Given data:

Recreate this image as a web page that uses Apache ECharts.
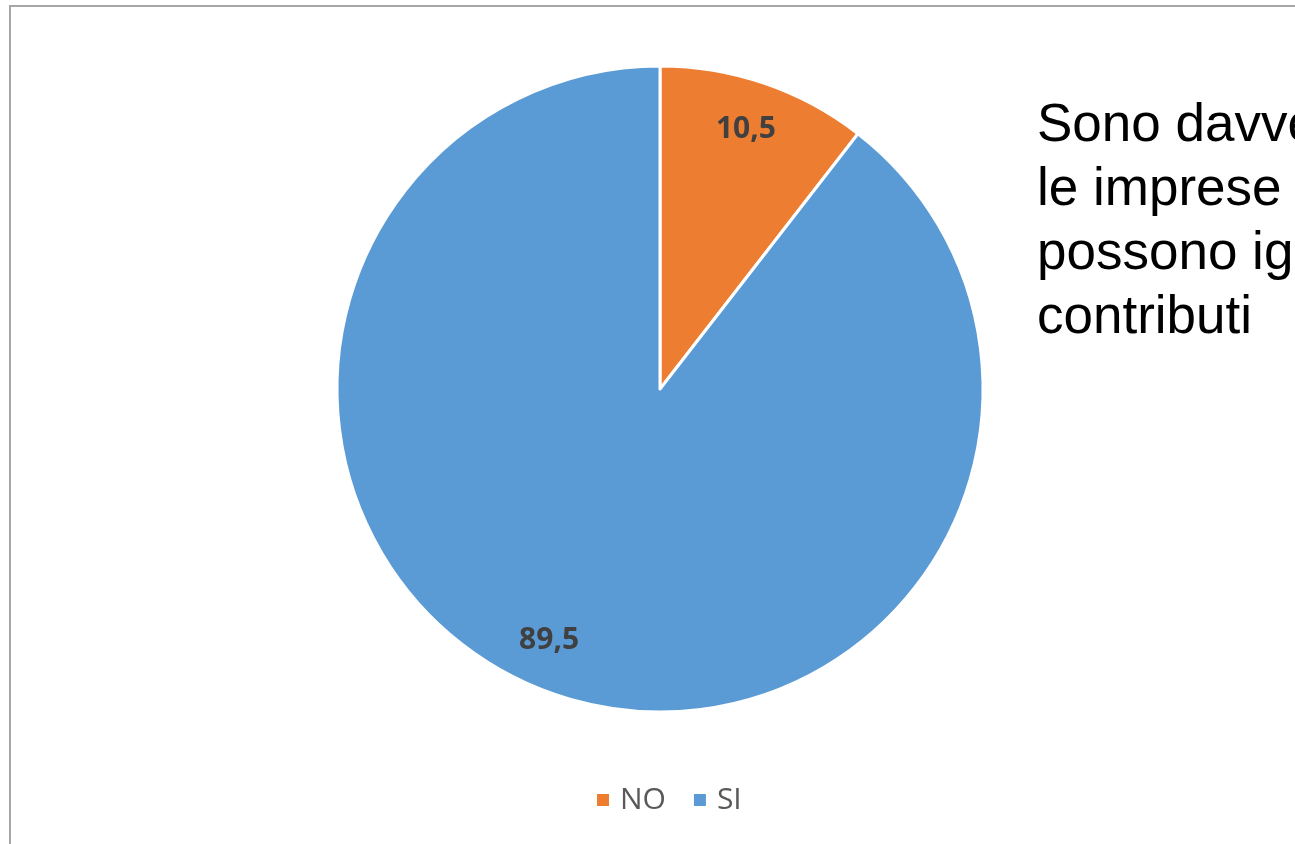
<!DOCTYPE html>
<html>
<head>
<meta charset="utf-8">
<script src="https://cdn.jsdelivr.net/npm/echarts@6/dist/echarts.min.js"></script>
<style>
html,body{margin:0;padding:0;background:#fff;overflow:hidden;}
#main{width:1295px;height:844px;}
</style>
</head>
<body>
<div id="main"></div>
<script>
var categories = ['NO', 'SI'];
var values = [10.5, 89.5];
var colors = ['#ED7D31', '#5B9BD5'];
var titleLines = ['Sono davvero poche', 'le imprese che', 'possono ignorare i', 'contributi'];

var chart = echarts.init(document.getElementById('main'));
var pieData = categories.map(function (c, i) {
  return { name: c, value: values[i], itemStyle: { color: colors[i] } };
});
var labelData = categories.map(function (c, i) {
  return { name: c, value: values[i] };
});
function fmt(p) { return String(p.value).replace('.', ','); }

chart.setOption({
  animation: false,
  backgroundColor: '#ffffff',
  graphic: [{
    type: 'rect',
    shape: { x: 10, y: 6, width: 1400, height: 1000 },
    style: { fill: 'none', stroke: '#a6a6a6', lineWidth: 2 },
    silent: true
  }],
  title: {
    text: titleLines.join('\n'),
    left: 1037,
    top: 94,
    padding: 0,
    textStyle: {
      fontFamily: 'Liberation Sans, Arial, sans-serif',
      fontSize: 53,
      fontWeight: 'normal',
      color: '#000000',
      lineHeight: 64
    }
  },
  legend: {
    data: categories,
    left: 595,
    top: 785,
    padding: 0,
    itemWidth: 14,
    itemHeight: 14,
    itemGap: 26,
    icon: 'rect',
    textStyle: {
      fontFamily: 'Open Sans, sans-serif',
      fontSize: 30,
      color: '#595959',
      padding: [0, 0, 0, 5]
    }
  },
  series: [{
    type: 'pie',
    center: [660, 389],
    radius: [0, 323],
    startAngle: 90,
    clockwise: true,
    silent: true,
    itemStyle: { borderColor: '#ffffff', borderWidth: 3 },
    label: { show: false },
    labelLine: { show: false },
    data: pieData
  }, {
    type: 'pie',
    center: [660, 389],
    radius: [226, 323],
    startAngle: 90,
    clockwise: true,
    silent: true,
    legendHoverLink: false,
    itemStyle: { color: 'rgba(0,0,0,0)', borderWidth: 0 },
    label: {
      show: true,
      position: 'inside',
      formatter: fmt,
      fontFamily: 'Open Sans, sans-serif',
      fontWeight: 'bold',
      fontSize: 30,
      color: '#404040'
    },
    labelLayout: function (p) {
      if (p.dataIndex === 0) { return { dx: -4, dy: 3 }; }
      if (p.dataIndex === 1) { return { dx: -21, dy: -11 }; }
      return {};
    },
    labelLine: { show: false },
    data: labelData
  }]
});
</script>
</body>
</html>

Requirement:
Each line of the data is to be duplicated exactly; pictures stay out of the copy.

Exercise result:
Recreate this image as a web page that uses Apache ECharts.
<!DOCTYPE html>
<html>
<head>
<meta charset="utf-8">
<script src="https://cdn.jsdelivr.net/npm/echarts@6/dist/echarts.min.js"></script>
<style>
html,body{margin:0;padding:0;background:#fff;overflow:hidden;}
#main{width:1295px;height:844px;}
</style>
</head>
<body>
<div id="main"></div>
<script>
var categories = ['NO', 'SI'];
var values = [10.5, 89.5];
var colors = ['#ED7D31', '#5B9BD5'];
var titleLines = ['Sono davvero poche', 'le imprese che', 'possono ignorare i', 'contributi'];

var chart = echarts.init(document.getElementById('main'));
var pieData = categories.map(function (c, i) {
  return { name: c, value: values[i], itemStyle: { color: colors[i] } };
});
var labelData = categories.map(function (c, i) {
  return { name: c, value: values[i] };
});
function fmt(p) { return String(p.value).replace('.', ','); }

chart.setOption({
  animation: false,
  backgroundColor: '#ffffff',
  graphic: [{
    type: 'rect',
    shape: { x: 10, y: 6, width: 1400, height: 1000 },
    style: { fill: 'none', stroke: '#a6a6a6', lineWidth: 2 },
    silent: true
  }],
  title: {
    text: titleLines.join('\n'),
    left: 1037,
    top: 94,
    padding: 0,
    textStyle: {
      fontFamily: 'Liberation Sans, Arial, sans-serif',
      fontSize: 53,
      fontWeight: 'normal',
      color: '#000000',
      lineHeight: 64
    }
  },
  legend: {
    data: categories,
    left: 595,
    top: 785,
    padding: 0,
    itemWidth: 14,
    itemHeight: 14,
    itemGap: 26,
    icon: 'rect',
    textStyle: {
      fontFamily: 'Open Sans, sans-serif',
      fontSize: 30,
      color: '#595959',
      padding: [0, 0, 0, 5]
    }
  },
  series: [{
    type: 'pie',
    center: [660, 389],
    radius: [0, 323],
    startAngle: 90,
    clockwise: true,
    silent: true,
    itemStyle: { borderColor: '#ffffff', borderWidth: 3 },
    label: { show: false },
    labelLine: { show: false },
    data: pieData
  }, {
    type: 'pie',
    center: [660, 389],
    radius: [226, 323],
    startAngle: 90,
    clockwise: true,
    silent: true,
    legendHoverLink: false,
    itemStyle: { color: 'rgba(0,0,0,0)', borderWidth: 0 },
    label: {
      show: true,
      position: 'inside',
      formatter: fmt,
      fontFamily: 'Open Sans, sans-serif',
      fontWeight: 'bold',
      fontSize: 30,
      color: '#404040'
    },
    labelLayout: function (p) {
      if (p.dataIndex === 0) { return { dx: -4, dy: 3 }; }
      if (p.dataIndex === 1) { return { dx: -21, dy: -11 }; }
      return {};
    },
    labelLine: { show: false },
    data: labelData
  }]
});
</script>
</body>
</html>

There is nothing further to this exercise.